Parasitic Infections
Parasites are a less common but well-documented cause of hives, particularly in regions where parasitic infections are more prevalent. The list of parasites associated with urticaria is long: roundworm, Toxocara (from dog or cat roundworm), Giardia, Strongyloides, Trichinella, Schistosoma, tapeworm (hydatid disease), liver fluke, Anisakis (from raw fish), Blastocystis, and filarial worms.
Parasitic hives tend to be chronic and persistent. French studies found a high prevalence of Toxocara markers in patients with chronic urticaria, though anti-parasitic treatment didn’t consistently resolve the hives. With Giardia, the skin symptoms are thought to be secondary to the gut infection, and they often disappear once the parasite is treated. If you have unexplained chronic hives along with gastrointestinal symptoms, travel history to tropical regions, or exposure to contaminated water, a parasitic cause is worth investigating through stool testing or blood work for specific antibodies.
Infection Hives vs. Allergic Hives
The welts themselves look identical regardless of cause. Individual hives typically fade within 30 minutes to 24 hours, with new ones appearing as old ones resolve. The key differences are in timing and context.
Allergic hives usually appear within one to two hours of exposure to a specific trigger, such as a food, medication, or insect sting. They tend to resolve quickly once the trigger is removed, often within hours to a few days. Infection-related hives, by contrast, develop alongside illness symptoms like fever, sore throat, cough, or stomach upset. They may persist for days to weeks, tracking with the course of the infection rather than a single exposure event. Acute urticaria is defined as lasting up to six weeks. When hives continue beyond that threshold, they’re classified as chronic, and hidden infections like H. pylori or parasites become more relevant possibilities.

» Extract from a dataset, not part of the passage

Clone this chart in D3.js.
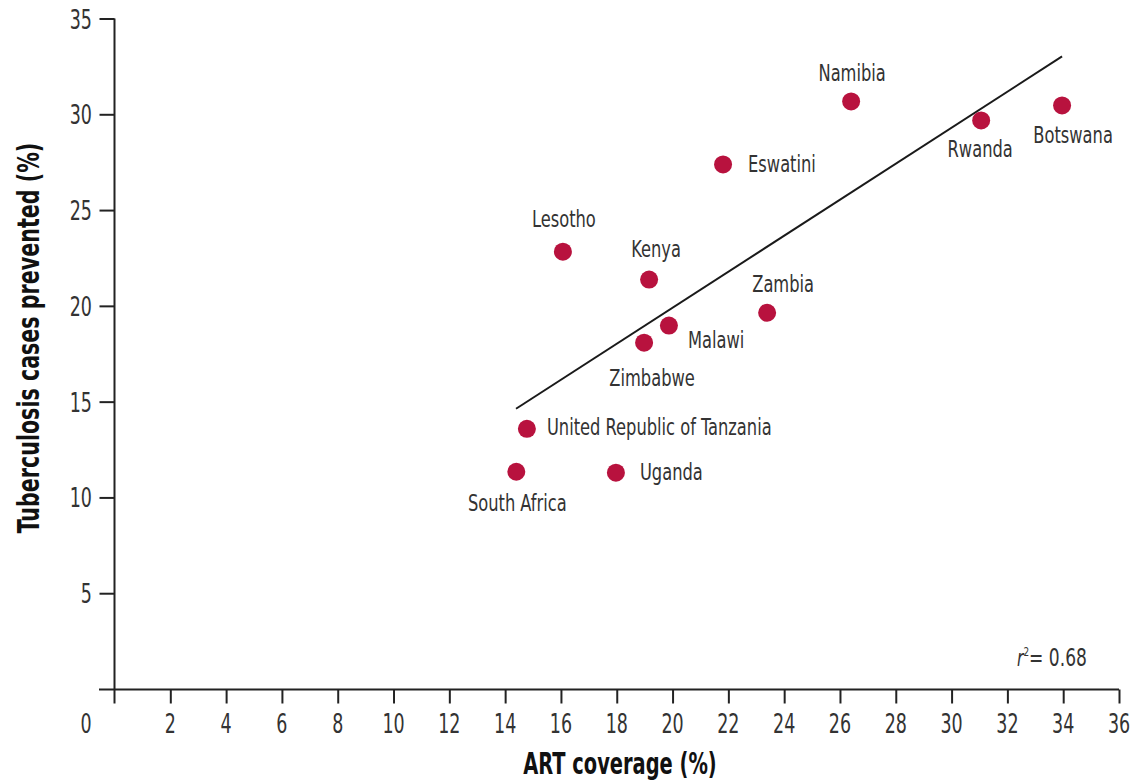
<!DOCTYPE html>
<html><head><meta charset="utf-8">
<script src="https://cdn.jsdelivr.net/npm/d3@7"></script>
<style>
body{margin:0;background:#fff;}
text{font-family:"DejaVu Sans Condensed","DejaVu Sans",sans-serif;fill:#333;}
</style></head><body>
<svg id="chart" width="1136" height="780"></svg>
<script>
const countries = ["Namibia","Botswana","Rwanda","Eswatini","Lesotho","Kenya","Zambia","Malawi","Zimbabwe","United Republic of Tanzania","South Africa","Uganda"];
const artCoverage = [26.4,33.96,31.06,21.81,16.07,19.16,23.39,19.87,18.98,14.78,14.4,17.97];
const tbPrevented = [30.67,30.46,29.68,27.38,22.83,21.37,19.64,18.97,18.08,13.58,11.34,11.29];
// label layout (offset from dot in px, anchor)
const labelDx = [1,11,-1,25,1,7,16,19,8,20,1,24];
const labelDy = [-20,38,37,8,-25,-23,-21,22,43,6,39,7];
const labelAnchor = ["middle","middle","middle","start","middle","middle","middle","start","middle","start","middle","start"];
const xTicks = [2,4,6,8,10,12,14,16,18,20,22,24,26,28,30,32,34,36];
const yTicks = [5,10,15,20,25,30,35];
const fitLineX = [14.39,33.96];
const fitLineY = [14.63,33.02];
const rSquared = "0.68";

const SX = 0.77; // horizontal condensing of the font
const svg = d3.select("#chart");
const x = d3.scaleLinear().domain([0,36]).range([114.5,1119]);
const y = d3.scaleLinear().domain([0,35]).range([689,18.5]);

function ctext(parent, px, py, str, size, s, anchor){
  return parent.append("text")
    .attr("transform",`translate(${px},${py}) scale(${s},1)`)
    .attr("text-anchor",anchor||"middle").attr("font-size",size).text(str);
}

// axes
const xAxis = svg.append("g").attr("transform","translate(0,689.5)")
  .call(d3.axisBottom(x).tickValues(xTicks).tickSize(14).tickFormat(""));
xAxis.select(".domain").remove();
xAxis.append("line").attr("x1",99).attr("x2",x(36)).attr("stroke","#222").attr("stroke-width",2);
xAxis.append("line").attr("x1",x(0)).attr("x2",x(0)).attr("y1",0).attr("y2",14).attr("stroke","#222").attr("stroke-width",2);
xAxis.selectAll(".tick line").attr("stroke","#222").attr("stroke-width",2);
xTicks.forEach(t=>ctext(svg, x(t), 733, String(t), 27, 0.72));
ctext(svg, 86, 733, "0", 27, 0.72);

const yAxis = svg.append("g").attr("transform","translate(114.5,0)")
  .call(d3.axisLeft(y).tickValues(yTicks).tickSize(15).tickFormat(""));
yAxis.select(".domain").remove();
yAxis.append("line").attr("y1",y(35)).attr("y2",y(0)).attr("stroke","#222").attr("stroke-width",2);
yAxis.selectAll(".tick line").attr("stroke","#222").attr("stroke-width",2);
yTicks.forEach(t=>ctext(svg, 92, y(t)+10, String(t), 27, 0.72, "end"));

// titles
ctext(svg, 620, 774, "ART coverage (%)", 30, 0.72).attr("font-weight","bold").style("fill","#111");
svg.append("text").attr("transform","translate(39,338) rotate(-90) scale(0.765,1)").attr("text-anchor","middle")
  .attr("font-size",30).attr("font-weight","bold").style("fill","#111").text("Tuberculosis cases prevented (%)");

// fit line
svg.append("line").attr("x1",x(fitLineX[0])).attr("y1",y(fitLineY[0]))
  .attr("x2",x(fitLineX[1])).attr("y2",y(fitLineY[1])).attr("stroke","#1a1a1a").attr("stroke-width",2);

// points
const data = countries.map((c,i)=>({c,x:artCoverage[i],y:tbPrevented[i],dx:labelDx[i],dy:labelDy[i],a:labelAnchor[i]}));
svg.append("g").selectAll("circle").data(data).join("circle")
  .attr("cx",d=>x(d.x)).attr("cy",d=>y(d.y)).attr("r",9).attr("fill","#b8123e");

const lg = svg.append("g");
data.forEach(d=>ctext(lg, x(d.x)+d.dx, y(d.y)+d.dy, d.c, 23.5, SX, d.a));

// r squared
const rt = svg.append("text").attr("transform","translate(1017,666) scale(0.76,1)").attr("font-size",23);
rt.append("tspan").attr("font-style","italic").text("r");
rt.append("tspan").attr("font-size",13).attr("dy",-10).text("2");
rt.append("tspan").attr("dy",10).attr("font-size",25).text("= " + rSquared);
</script></body></html>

Another clue is that infection-related hives often don’t respond as cleanly to antihistamines. They may improve somewhat, but the hives keep recurring until the underlying infection resolves. If you’re taking antihistamines for hives and they keep coming back over days or weeks, especially alongside other symptoms of illness, the cause is more likely infectious than allergic.
Why This Matters for Children
In children, infections are the leading cause of acute hives, responsible for more than 40% of cases. Kids get frequent viral infections, and their immune systems tend to mount robust, sometimes exaggerated inflammatory responses. A child who breaks out in hives during a cold or stomach bug is experiencing a very common reaction. The hives in these cases almost always resolve on their own once the virus runs its course, typically within a few days to two weeks. Repeated episodes of hives in a child who gets frequent colds are more likely to be infection-driven than allergic, even though the instinct is often to search for a food allergy.
How Infection-Related Hives Are Identified
There’s no single test that confirms hives are caused by an infection. The diagnosis is usually made by putting together the clinical picture: hives appearing alongside signs of illness, no clear allergic trigger, and resolution of hives as the infection clears. For acute viral hives, no workup beyond a basic exam is typically needed.
For chronic hives lasting more than six weeks, the search becomes more targeted. Testing may include blood work for markers of infection and inflammation, H. pylori breath testing or stool antigen testing, stool samples for parasites, and sometimes blood tests for specific antibodies to parasites like Toxocara. Dental infections, sinus infections, and urinary tract infections are also checked as potential hidden sources. When the infection is found and successfully treated, the hives often resolve, sometimes confirming the connection only in hindsight.